In October 2025, Professor Detey published an Open Access article entitled “Phonetic or morpholexical issues in L2 speech? A pilot study of ambiguity assessment for pedagogical purposes among Japanese learners of French” – in the academic journal Language Testing in Asia (Springer) with Dr V. De Fino and Dr L. Fontan (Archean Labs, France).
Reference
Detey, S., De Fino, V. & Fontan, L. (2025). Phonetic or morpholexical issues in L2 speech? A pilot study of ambiguity assessment for pedagogical purposes among Japanese learners of French. Language Testing in Asia 15(65). https://doi.org/10.1186/s40468-025-00394-5
Abstract
When second language (L2) learners speak in their L2, they can make errors involving one or several distinct linguistic levels (e.g., pronunciation errors, wrong lexical and morphosyntactic choices).

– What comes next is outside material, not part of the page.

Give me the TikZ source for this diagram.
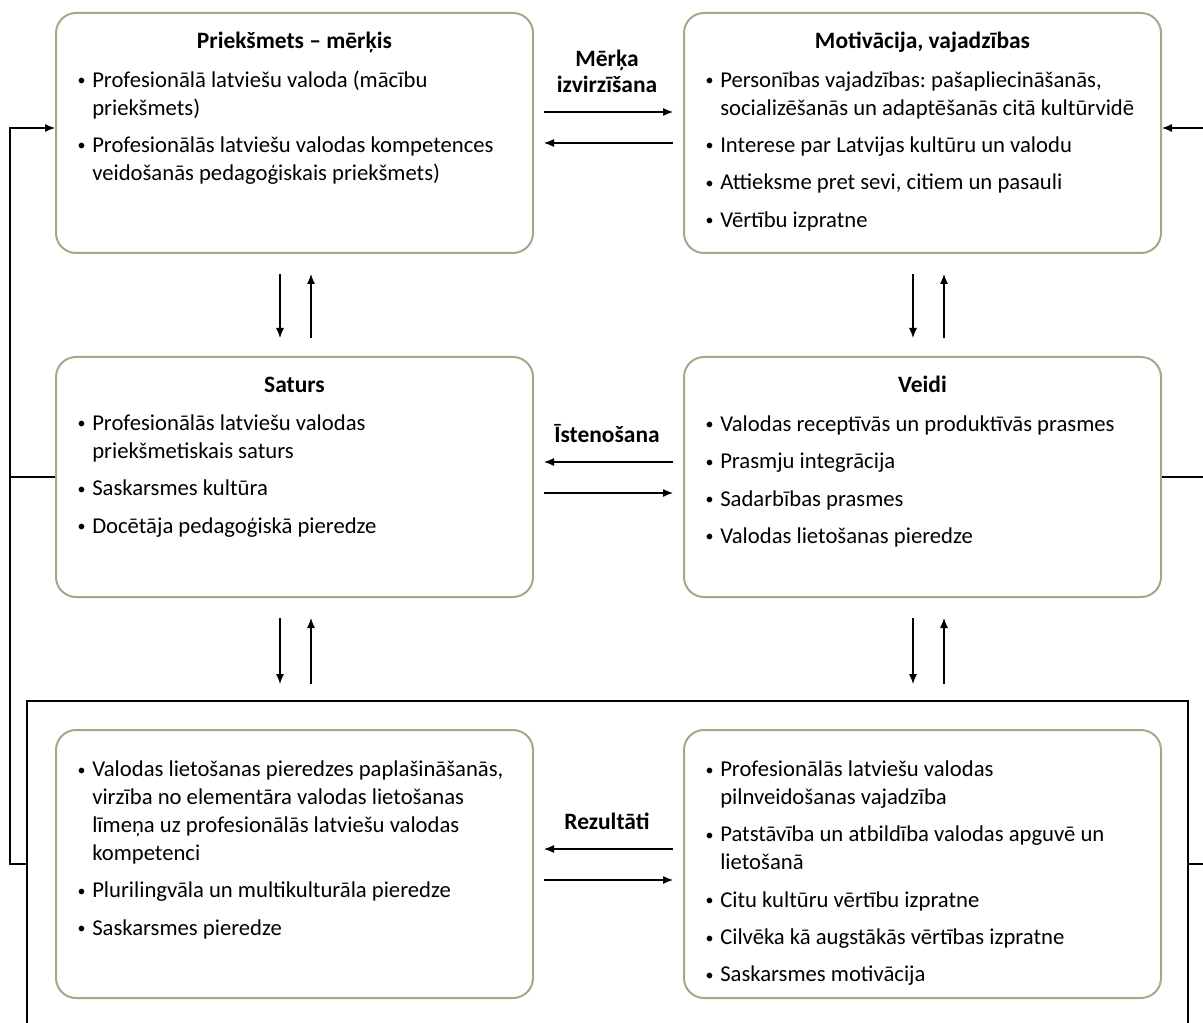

As a consequence, the exact nature of a given performance error can be ambiguous, preventing human and automatic assessment systems from providing appropriate feedback and adopting adequate corrective techniques. The current pilot study aims at addressing this hitherto scarcely documented methodological issue by designing and testing an innovative bimodal written-oral sentence-translation framework. The framework was implemented in a computer interface and tested with 40 Japanese learners of French, who translated a set of sentences specifically selected to elicit errors that can be attributed to the pronunciation level, the morpholexical level, or both. Written productions were analyzed automatically, whereas the oral productions were manually assessed by three human listeners. Results show that the combination of written and oral assessments could disambiguate the nature of the learners’ errors by distinguishing between 5 distinct cases involving pronunciation errors, morpholexical errors, or both. From a pedagogical perspective, the output of the bimodal assessment framework can lead to appropriate feedback and feedforward for the learners, which would be impossible to obtain through a single assessment of the oral productions. Future directions for the development of a fully automatic version of the assessment framework are discussed.
Acknowledgements
This study was supported in Japan by JSPS KAKENHI Grants (B) n°23K20100 and n°24K00093 (S. Detey), JSPS Fellowship n°S23073 (S. Detey & L. Fontan), and Waseda University, and in France by the ALAIA LabCom (ANR project 18-LCV3-0001) (IRIT, Toulouse 3 University & Archean Technologies).